• **Stated goal**:
From the first line of the data below through the line bearing "const yTicks1 = [8.5, 9.0, 9.5, 10.0, 10.5];", reproduce each line exactly; do not include pictures.

• **Data shown**:
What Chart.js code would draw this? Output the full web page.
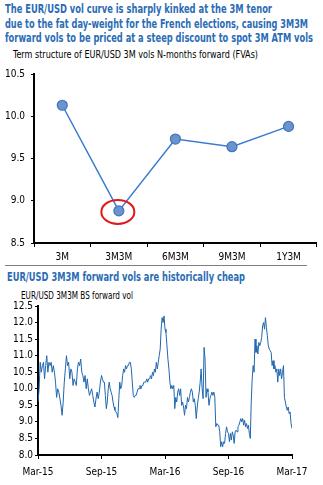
<!DOCTYPE html>
<html><head><meta charset="utf-8">
<script src="https://cdn.jsdelivr.net/npm/chart.js@4.4.0/dist/chart.umd.min.js"></script>
<style>
html,body{margin:0;padding:0;background:#fff;width:323px;height:485px;overflow:hidden;position:relative;font-family:'Liberation Sans Narrow','Arial Narrow','DejaVu Sans Condensed','Liberation Sans',Arial,sans-serif}
.t{position:absolute;white-space:nowrap;transform-origin:0 0;line-height:1}
.h{color:#2B6CB5;font-weight:bold;font-size:12px}
.s{color:#000;font-size:10.5px}
#c1w{position:absolute;left:0;top:62px;width:323px;height:203px}
#c2w{position:absolute;left:0;top:298px;width:323px;height:187px}
#sep{position:absolute;left:5px;top:265px;width:302px;height:1px;background:#7f7f7f}
</style></head><body>
<div class="t h" style="left:5px;top:3.4px" data-w="267">The EUR/USD vol curve is sharply kinked at the 3M tenor</div>
<div class="t h" style="left:5px;top:18.4px" data-w="303">due to the fat day-weight for the French elections, causing 3M3M</div>
<div class="t h" style="left:5px;top:31.7px" data-w="308">forward vols to be priced at a steep discount to spot 3M ATM vols</div>
<div class="t s" style="left:13px;top:48.6px" data-w="245">Term structure of EUR/USD 3M vols N-months forward (FVAs)</div>
<div id="c1w"><canvas id="c1"></canvas></div>
<div id="sep"></div>
<div class="t h" style="left:6.5px;top:271px" data-w="238">EUR/USD 3M3M forward vols are historically cheap</div>
<div class="t s" style="left:20.5px;top:289.6px" data-w="112">EUR/USD 3M3M BS forward vol</div>
<div id="c2w"><canvas id="c2"></canvas></div>
<script>
// ---- Chart 1 data ----
const tenors = ['3M','3M3M','6M3M','9M3M','1Y3M'];
const fvaVols = [10.13, 8.88, 9.73, 9.64, 9.88];
const yTicks1 = [8.5, 9.0, 9.5, 10.0, 10.5];

// ---- Chart 2 data (3M3M BS forward vol), one array per half-year ----
const dateTicks = ['Mar-15','Sep-15','Mar-16','Sep-16','Mar-17'];
const volMar15Sep15 = [9.6,10.0,10.8,10.5,10.7,10.8,10.3,10.7,11.0,10.5,10.8,10.7,10.8,10.5,10.7,10.5,10.2,9.74,10.0,9.9,9.7,9.5,9.2,9.6,10.2,10.6,11.0,10.7,10.8,10.3,10.6,10.5,10.1,10.3,10.2,10.1,10.6,10.8,10.7,10.9,10.5,10.4,10.2,10.4,10.0,10.3,10.0,9.8,9.9,10.0,9.8,9.6,9.45,9.7,9.9,9.7,9.9,10.2];
const volSep15Mar16 = [10.4,10.3,10.2,10.2,9.8,9.4,9.6,10.0,10.2,10.0,9.9,9.8,9.6,9.45,9.35,9.3,9.25,9.13,9.7,10.2,10.0,10.1,10.4,10.6,10.5,10.7,10.6,10.7,10.7,10.8,10.8,10.6,10.2,9.8,9.74,9.8,9.8,9.9,10.0,10.0,10.1,10.0,10.1,10.1,10.2,10.2,10.2,10.3,10.2,10.3,10.3,10.4,10.3,10.5,10.4,10.6,10.5,10.8,10.6,10.8,11.0,11.2,11.8,12.15,12.0,12.2];
const volMar16Sep16 = [11.8,11.7,11.3,10.9,10.6,10.2,10.0,10.1,10.0,10.1,9.4,9.74,9.6,9.9,10.0,9.8,10.0,9.5,9.6,9.45,9.2,9.5,9.4,9.74,9.6,9.74,9.9,10.0,9.9,9.6,9.7,9.5,9.1,9.45,9.7,9.9,10.2,10.6,10.0,9.7,11.25,10.9,9.74,10.0,9.9,9.5,9.7,9.8,9.9,9.8,9.9,9.74,8.85,8.95,8.9,8.9,8.7,8.25,8.4,8.25,8.4,8.35,8.65,8.85,8.7];
const volSep16Mar17 = [8.65,8.4,8.65,8.45,8.7,8.6,8.35,8.7,8.75,8.7,8.85,8.9,9.0,9.1,9.0,9.1,8.9,9.05,8.85,8.95,8.8,8.9,8.65,8.5,9.6,10.3,10.7,10.5,11.5,11.1,11.3,11.05,11.4,11.3,11.4,11.55,11.9,12.0,11.8,12.15,11.85,11.6,11.3,11.2,11.15,11.1,10.7,10.85,10.6,10.7,10.5,10.6,10.2,10.6,10.4,10.6,10.3,10.5,10.7,9.74,9.6,9.45,9.35,9.45,9.25,9.3,8.95,8.8];
const yTicks2 = [8.0,8.5,9.0,9.5,10.0,10.5,11.0,11.5,12.0,12.5];

// fit title lines to their widths
document.querySelectorAll('.t[data-w]').forEach(el=>{
  const w = el.getBoundingClientRect().width;
  const target = parseFloat(el.dataset.w);
  el.style.transform = 'scaleX(' + (target / w) + ')';
});

const FONT = "'Liberation Sans Narrow','Arial Narrow','DejaVu Sans Condensed','Liberation Sans',Arial,sans-serif";
Chart.defaults.font.family = FONT;
Chart.defaults.color = '#000';

const ellipsePlugin = {
  id: 'ellipse',
  afterDatasetsDraw(chart) {
    const p = chart.getDatasetMeta(0).data[1];
    const ctx = chart.ctx;
    ctx.save();
    ctx.strokeStyle = '#E5161D';
    ctx.lineWidth = 2;
    ctx.beginPath();
    ctx.ellipse(p.x - 1, p.y + 1, 16.5, 12, 0, 0, Math.PI * 2);
    ctx.stroke();
    ctx.restore();
  }
};

new Chart(document.getElementById('c1'), {
  type: 'line',
  data: { labels: tenors, datasets: [{
    data: fvaVols,
    borderColor: '#3A7BD0', borderWidth: 1.5,
    pointRadius: 5, pointBackgroundColor: '#6B93CC', pointBorderColor: '#3F74C0', pointBorderWidth: 1.2,
    tension: 0
  }]},
  options: {
    responsive: true, maintainAspectRatio: false, animation: false, devicePixelRatio: 1,
    layout: { padding: { top: 8, right: 5, left: 0, bottom: 0 } },
    plugins: { legend: { display: false }, tooltip: { enabled: false } },
    scales: {
      x: {
        type: 'category', offset: true,
        grid: { offset: true, drawOnChartArea: false, drawTicks: true, tickLength: 4, color: '#000', lineWidth: 1 },
        border: { display: true, color: '#000', width: 2 },
        ticks: { font: { size: 10 }, padding: 4, maxRotation: 0, color: '#000' },
        afterFit(s) { s.height = 22; }
      },
      y: {
        min: 8.5, max: 10.5,
        afterBuildTicks(s) { s.ticks = yTicks1.map(v => ({ value: v })); },
        grid: { drawOnChartArea: false, drawTicks: true, tickLength: 3, color: '#000', lineWidth: 1 },
        border: { display: true, color: '#000', width: 2 },
        ticks: { font: { size: 10 }, padding: 6, color: '#000', callback: v => v.toFixed(1) },
        afterFit(s) { s.width = 34; }
      }
    }
  },
  plugins: [ellipsePlugin]
});

// build series points from the half-year arrays
const segs = [volMar15Sep15, volSep15Mar16, volMar16Sep16, volSep16Mar17];
const pts = [];
segs.forEach((arr, k) => {
  const last = k === segs.length - 1;
  arr.forEach((v, j) => {
    pts.push({ x: 6 * k + 6 * j / (last ? arr.length - 1 : arr.length), y: v });
  });
});

new Chart(document.getElementById('c2'), {
  type: 'line',
  data: { datasets: [{
    data: pts, borderColor: '#2067AE', borderWidth: 1, pointRadius: 0, tension: 0
  }]},
  options: {
    responsive: true, maintainAspectRatio: false, animation: false, devicePixelRatio: 1,
    layout: { padding: { top: 5, right: 31, left: 0, bottom: 5 } },
    plugins: { legend: { display: false }, tooltip: { enabled: false } },
    scales: {
      x: {
        type: 'linear', min: 0, max: 24,
        afterBuildTicks(s) { s.ticks = dateTicks.map((_, i) => ({ value: i * 6 })); },
        grid: { drawOnChartArea: false, drawTicks: true, tickLength: 4, color: '#000', lineWidth: 1 },
        border: { display: true, color: '#000', width: 2 },
        ticks: { font: { size: 10 }, padding: 7, maxRotation: 0, autoSkip: false, color: '#000',
          callback: v => dateTicks[Math.round(v / 6)] },
        afterFit(s) { s.height = 25; }
      },
      y: {
        min: 8, max: 12.5,
        afterBuildTicks(s) { s.ticks = yTicks2.map(v => ({ value: v })); },
        grid: { drawOnChartArea: false, drawTicks: true, tickLength: 3, color: '#000', lineWidth: 1 },
        border: { display: true, color: '#000', width: 2 },
        ticks: { font: { size: 10 }, padding: 2, color: '#000', callback: v => v.toFixed(1) },
        afterFit(s) { s.width = 38; }
      }
    }
  }
});
</script>
</body></html>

• **Answer to the task**:
What Chart.js code would draw this? Output the full web page.
<!DOCTYPE html>
<html><head><meta charset="utf-8">
<script src="https://cdn.jsdelivr.net/npm/chart.js@4.4.0/dist/chart.umd.min.js"></script>
<style>
html,body{margin:0;padding:0;background:#fff;width:323px;height:485px;overflow:hidden;position:relative;font-family:'Liberation Sans Narrow','Arial Narrow','DejaVu Sans Condensed','Liberation Sans',Arial,sans-serif}
.t{position:absolute;white-space:nowrap;transform-origin:0 0;line-height:1}
.h{color:#2B6CB5;font-weight:bold;font-size:12px}
.s{color:#000;font-size:10.5px}
#c1w{position:absolute;left:0;top:62px;width:323px;height:203px}
#c2w{position:absolute;left:0;top:298px;width:323px;height:187px}
#sep{position:absolute;left:5px;top:265px;width:302px;height:1px;background:#7f7f7f}
</style></head><body>
<div class="t h" style="left:5px;top:3.4px" data-w="267">The EUR/USD vol curve is sharply kinked at the 3M tenor</div>
<div class="t h" style="left:5px;top:18.4px" data-w="303">due to the fat day-weight for the French elections, causing 3M3M</div>
<div class="t h" style="left:5px;top:31.7px" data-w="308">forward vols to be priced at a steep discount to spot 3M ATM vols</div>
<div class="t s" style="left:13px;top:48.6px" data-w="245">Term structure of EUR/USD 3M vols N-months forward (FVAs)</div>
<div id="c1w"><canvas id="c1"></canvas></div>
<div id="sep"></div>
<div class="t h" style="left:6.5px;top:271px" data-w="238">EUR/USD 3M3M forward vols are historically cheap</div>
<div class="t s" style="left:20.5px;top:289.6px" data-w="112">EUR/USD 3M3M BS forward vol</div>
<div id="c2w"><canvas id="c2"></canvas></div>
<script>
// ---- Chart 1 data ----
const tenors = ['3M','3M3M','6M3M','9M3M','1Y3M'];
const fvaVols = [10.13, 8.88, 9.73, 9.64, 9.88];
const yTicks1 = [8.5, 9.0, 9.5, 10.0, 10.5];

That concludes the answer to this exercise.